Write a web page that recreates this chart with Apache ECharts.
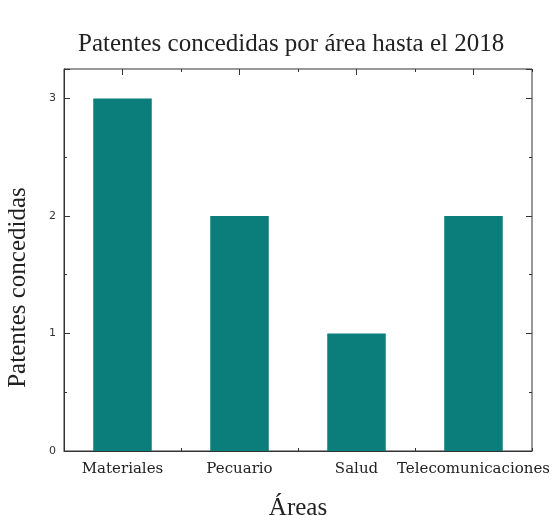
<!DOCTYPE html>
<html>
<head>
<meta charset="utf-8">
<script src="https://cdn.jsdelivr.net/npm/echarts@6/dist/echarts.min.js"></script>
<style>
html, body { margin: 0; padding: 0; background: #fff; }
#main { width: 560px; height: 515px; }
</style>
</head>
<body>
<div id="main"></div>
<script>
var areas = ['Materiales', 'Pecuario', 'Salud', 'Telecomunicaciones'];
var patentes = [3, 2, 1, 2];
var yTicks = [0, 1, 2, 3];

var serif = '"Liberation Serif", "DejaVu Serif", serif';
var tickStyle = {show: true, inside: true, length: 6, lineStyle: {color: '#333', width: 1}};

// ejes de categorías auxiliares solo para las marcas
function tickAxis(pos, center, len) {
	return {
		type: 'category',
		data: areas,
		position: pos,
		axisLine: {show: false},
		axisTick: {show: true, inside: true, alignWithLabel: center, interval: 0, length: len, lineStyle: {color: '#333'}},
		axisLabel: {show: false}
	};
}

var option = {
	backgroundColor: '#fff',
	animation: false,
	title: {
		text: 'Patentes concedidas por área hasta el 2018',
		left: 73,
		top: 27,
		textStyle: {fontFamily: serif, fontSize: 25, fontWeight: 'normal', color: '#222'}
	},
	grid: {
		left: 64,
		right: 28,
		top: 69,
		bottom: 64,
		outerBoundsMode: 'none',
		containLabel: false,
		show: true,
		borderColor: '#333',
		borderWidth: 1
	},
	xAxis: [
		{
			type: 'category',
			data: areas,
			position: 'bottom',
			name: 'Áreas',
			nameLocation: 'middle',
			nameGap: 45,
			nameTextStyle: {fontFamily: serif, fontSize: 25, color: '#222'},
			axisLine: {lineStyle: {color: '#333'}},
			axisTick: {show: true, inside: true, alignWithLabel: true, interval: 0, length: 6, lineStyle: {color: '#333'}},
			axisLabel: {fontFamily: '"DejaVu Serif", serif', fontSize: 15, color: '#222', margin: 11, interval: 0, hideOverlap: false}
		},
		tickAxis('bottom', false, 3),
		tickAxis('top', true, 6),
		tickAxis('top', false, 3)
	],
	yAxis: [
		{
			type: 'value',
			min: 0,
			max: 3.25,
			interval: 1,
			name: 'Patentes concedidas',
			nameLocation: 'middle',
			nameGap: 33,
			nameTextStyle: {fontFamily: serif, fontSize: 25, color: '#222', padding: [0, 55, 0, 0]},
			axisLine: {show: true, lineStyle: {color: '#333'}},
			axisTick: tickStyle,
			minorTick: {show: true, splitNumber: 2, length: 3, lineStyle: {color: '#333'}},
			splitLine: {show: false},
			axisLabel: {
				fontFamily: '"DejaVu Sans", sans-serif',
				fontSize: 11,
				color: '#333',
				margin: 8,
				formatter: function (v) {
					return yTicks.indexOf(v) >= 0 ? String(v) : '';
				}
			}
		},
		{
			type: 'value',
			min: 0,
			max: 3.25,
			interval: 1,
			position: 'right',
			axisLine: {show: false},
			axisTick: tickStyle,
			minorTick: {show: true, splitNumber: 2, length: 3, lineStyle: {color: '#333'}},
			splitLine: {show: false},
			axisLabel: {show: false}
		}
	],
	series: [
		{
			name: 'Patentes',
			type: 'bar',
			data: patentes,
			barWidth: '50%',
			itemStyle: {color: '#0b7d7a'}
		}
	]
};

var myChart = echarts.init(document.getElementById('main'));
myChart.setOption(option);
</script>
</body>
</html>
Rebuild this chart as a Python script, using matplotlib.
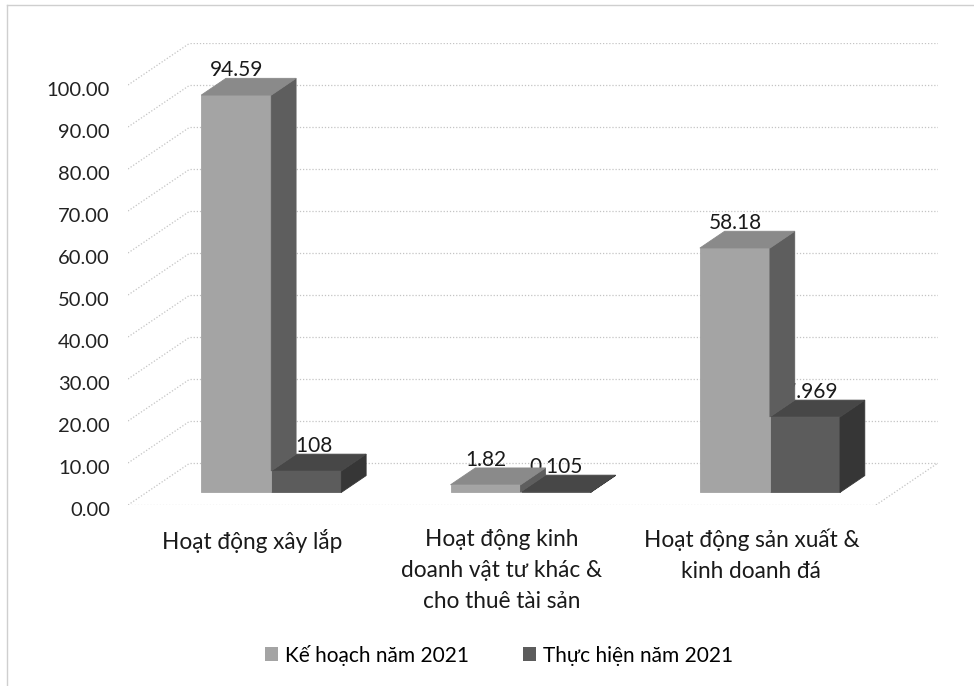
import matplotlib
matplotlib.use("Agg")
import matplotlib.pyplot as plt
import matplotlib.transforms as mtransforms
from matplotlib.patches import Polygon, Patch
from matplotlib.lines import Line2D

# ---------------- data ----------------
categories = [
    "Hoạt động xây lắp",
    "Hoạt động kinh\ndoanh vật tư khác &\ncho thuê tài sản",
    "Hoạt động sản xuất &\nkinh doanh đá",
]
series_names = ["Kế hoạch năm 2021", "Thực hiện năm 2021"]
ke_hoach = [94.59, 1.82, 58.18]
thuc_hien = [5.108, 0.105, 17.969]
labels_kh = ["94.59", "1.82", "58.18"]
labels_th = ["5.108", "0.105", "17.969"]
y_ticks = [0, 10, 20, 30, 40, 50, 60, 70, 80, 90, 100]

# ---------------- style ----------------
plt.rcParams["font.family"] = ["Lato", "Open Sans", "DejaVu Sans"]
CAT_FONT = ["Liberation Sans Narrow", "Lato", "Open Sans", "DejaVu Sans"]

LIGHT = {"front": "#a4a4a4", "top": "#8a8a8a", "side": "#5e5e5e"}
DARK = {"front": "#5c5c5c", "top": "#474747", "side": "#363636"}
GRID = "#c4c4c4"

DX = 0.2487   # full depth in category units
DY = 10.0     # full depth in value units
ZF, ZB = 0.3, 0.7
BW = 0.281

fig = plt.figure(figsize=(9.74, 6.86), dpi=100)
fig.patch.set_facecolor("white")
ax = fig.add_axes([128 / 974, (686 - 505) / 686, (938 - 128) / 974, (505 - 43) / 686])
ax.set_xlim(-0.5, 2.5 + DX)
ax.set_ylim(0, 110)
for s in ax.spines.values():
    s.set_visible(False)
ax.set_xticks([])
ax.set_yticks(y_ticks)
ax.set_yticklabels([f"{t:.2f}" for t in y_ticks], fontsize=14.5, color="#222222")
ax.tick_params(axis="y", length=0, pad=13)
shift = mtransforms.ScaledTranslation(0, -4 / 100, fig.dpi_scale_trans)
for lab in ax.get_yticklabels():
    lab.set_transform(lab.get_transform() + shift)
ax.patch.set_alpha(0)


def P(x, v, z):
    return (x + z * DX, v + z * DY)


# walls / gridlines
xl, xr = -0.5, len(categories) - 0.5
for t in y_ticks:
    bx0, by = P(xl, t, 1)
    bx1, _ = P(xr, t, 1)
    ax.plot([bx0, bx1], [by, by], color=GRID, lw=0.9, ls=(0, (1, 1.5)), zorder=0)
    fx, fy = P(xl, t, 0)
    ax.plot([fx, bx0], [fy, by], color=GRID, lw=0.9, ls=(0, (1, 1.5)), zorder=0)
# floor edges
ax.plot([xl, xr], [0, 0], color=GRID, lw=0.9, ls=(0, (1, 1.5)), zorder=0)
ax.plot([xr, P(xr, 0, 1)[0]], [0, P(xr, 0, 1)[1]], color=GRID, lw=0.9, ls=(0, (1, 1.5)), zorder=0)


def box(x0, x1, v, vside, colors, z):
    front = [P(x0, 0, ZF), P(x1, 0, ZF), P(x1, v, ZF), P(x0, v, ZF)]
    top = [P(x0, v, ZF), P(x1, v, ZF), P(x1, v, ZB), P(x0, v, ZB)]
    side = [P(x1, vside, ZF), P(x1, vside, ZB), P(x1, v, ZB), P(x1, v, ZF)]
    for pts, key in ((front, "front"), (side, "side"), (top, "top")):
        ax.add_patch(Polygon(pts, closed=True, facecolor=colors[key],
                             edgecolor=colors[key], lw=0.6, zorder=z))


for i, (kh, th) in enumerate(zip(ke_hoach, thuc_hien)):
    # dark (Thực hiện) bar, right of centre
    box(i, i + BW, th, 0, DARK, 2)
    ax.text(i + BW / 2 + ZF * DX, th + ZB * DY - 0.4, labels_th[i],
            ha="center", va="bottom", fontsize=15, color="#1a1a1a", zorder=3)
    # light (Kế hoạch) bar, left of centre; its right face hides the label start
    box(i - BW, i, kh, min(th, kh), LIGHT, 4)
    ax.text(i - BW / 2 + ZF * DX, kh + ZB * DY - 0.4, labels_kh[i],
            ha="center", va="bottom", fontsize=15, color="#1a1a1a", zorder=5)
    # category label
    ax.annotate(categories[i], xy=(i, 0), xycoords="data",
                xytext=(0, -17), textcoords="offset points",
                ha="center", va="top", fontsize=16.3, family=CAT_FONT,
                color="#1a1a1a", linespacing=1.6, annotation_clip=False)

handles = [Patch(facecolor=LIGHT["front"], edgecolor="none"),
           Patch(facecolor=DARK["front"], edgecolor="none")]
fig.legend(handles, series_names, loc="center", bbox_to_anchor=(0.512, 0.045),
           ncol=2, frameon=False, fontsize=15, handlelength=0.65,
           handleheight=0.65, handletextpad=0.3, columnspacing=2.6)

# chart-area frame (top and left edges visible in the scan)
fig.add_artist(Line2D([7 / 974, 7 / 974], [0, 1 - 5 / 686], transform=fig.transFigure,
                      color="#cfcfcf", lw=1))
fig.add_artist(Line2D([7 / 974, 1], [1 - 5 / 686, 1 - 5 / 686], transform=fig.transFigure,
                      color="#cfcfcf", lw=1))

fig.savefig("out.png", dpi=100, facecolor="white")
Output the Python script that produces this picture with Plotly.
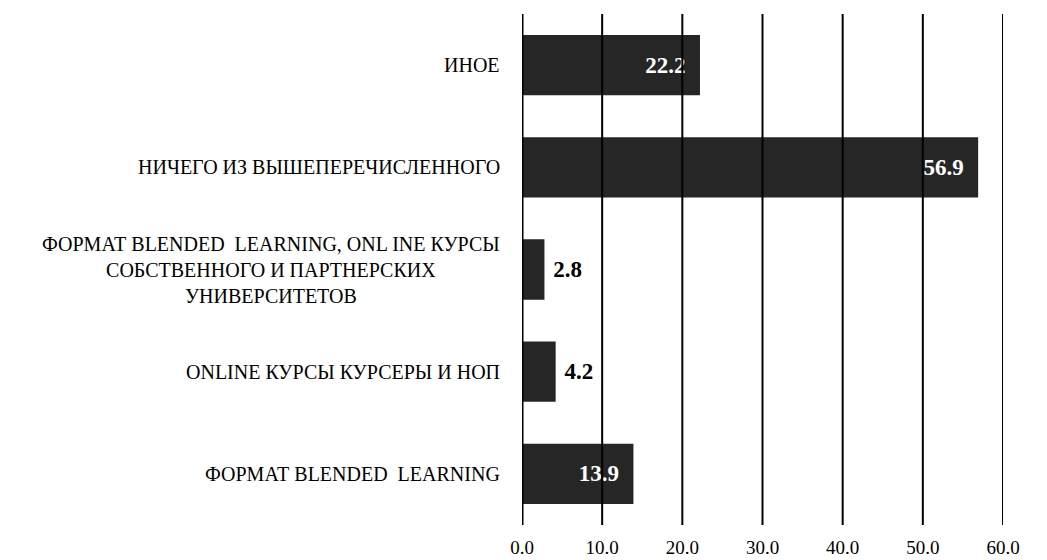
import plotly.graph_objects as go

categories = [
    "ФОРМАТ BLENDED  LEARNING",
    "ONLINE КУРСЫ КУРСЕРЫ И НОП",
    "ФОРМАТ BLENDED  LEARNING, ONL INE КУРСЫ<br>СОБСТВЕННОГО И ПАРТНЕРСКИХ<br>УНИВЕРСИТЕТОВ",
    "НИЧЕГО ИЗ ВЫШЕПЕРЕЧИСЛЕННОГО",
    "ИНОЕ",
]
values = [13.9, 4.2, 2.8, 56.9, 22.2]
x_ticks = [0, 10, 20, 30, 40, 50, 60]
x_tick_labels = ["0.0", "10.0", "20.0", "30.0", "40.0", "50.0", "60.0"]

FONT = "Liberation Serif"
BAR = "#262626"
NB = "\u00a0"

positions = ["inside" if v > 10 else "outside" for v in values]
labels = [f"{v:.1f}{NB*2}" if v > 10 else f"{NB}{v:.1f}" for v in values]

fig = go.Figure(go.Bar(
    y=categories, x=values, orientation="h",
    marker=dict(color=BAR, line=dict(width=0)),
    text=labels,
    textposition=positions,
    insidetextanchor="end",
    insidetextfont=dict(family=FONT, size=23, color="white", weight="bold"),
    outsidetextfont=dict(family=FONT, size=23, color="black", weight="bold"),
    textangle=0,
    cliponaxis=False,
    width=0.59,
))

shapes = [dict(type="line", xref="x", yref="paper", x0=t, x1=t, y0=0, y1=1,
               line=dict(color="black", width=3 if t == 0 else 2), layer="above")
          for t in x_ticks]

annotations = [dict(xref="paper", yref="y", x=0, y=c, text=c, showarrow=False,
                    xanchor="right", yanchor="middle", align="center", xshift=-20,
                    font=dict(family=FONT, size=20, color="black")) for c in categories]

fig.update_layout(
    width=1039, height=552,
    margin=dict(l=514, r=44, t=6, b=35, autoexpand=False),
    paper_bgcolor="white", plot_bgcolor="white",
    showlegend=False,
    font=dict(family=FONT),
    shapes=shapes, annotations=annotations,
    xaxis=dict(range=[0, 60], tickvals=x_ticks, ticktext=x_tick_labels,
               showgrid=False, zeroline=False, showline=False, ticks="",
               automargin=False,
               tickfont=dict(family=FONT, size=19, color="black"), ticklabelstandoff=9),
    yaxis=dict(showticklabels=False, showgrid=False, zeroline=False, showline=False,
               ticks="", categoryorder="array", categoryarray=categories,
               automargin=False, range=[-0.5, 4.5]),
)

fig.write_html("out.html")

STATED TASK: Restate word for word the lines that begin at the one with "Rebuild this chart" and end at the one with "from matplotlib.lines import Line2D", including both, and leave every picture aside.

OUTPUT BELOW:
Rebuild this chart as a Python script, using matplotlib.
import matplotlib
matplotlib.use("Agg")
import matplotlib.pyplot as plt
import matplotlib.transforms as mtransforms
from matplotlib.patches import Polygon, Patch
from matplotlib.lines import Line2D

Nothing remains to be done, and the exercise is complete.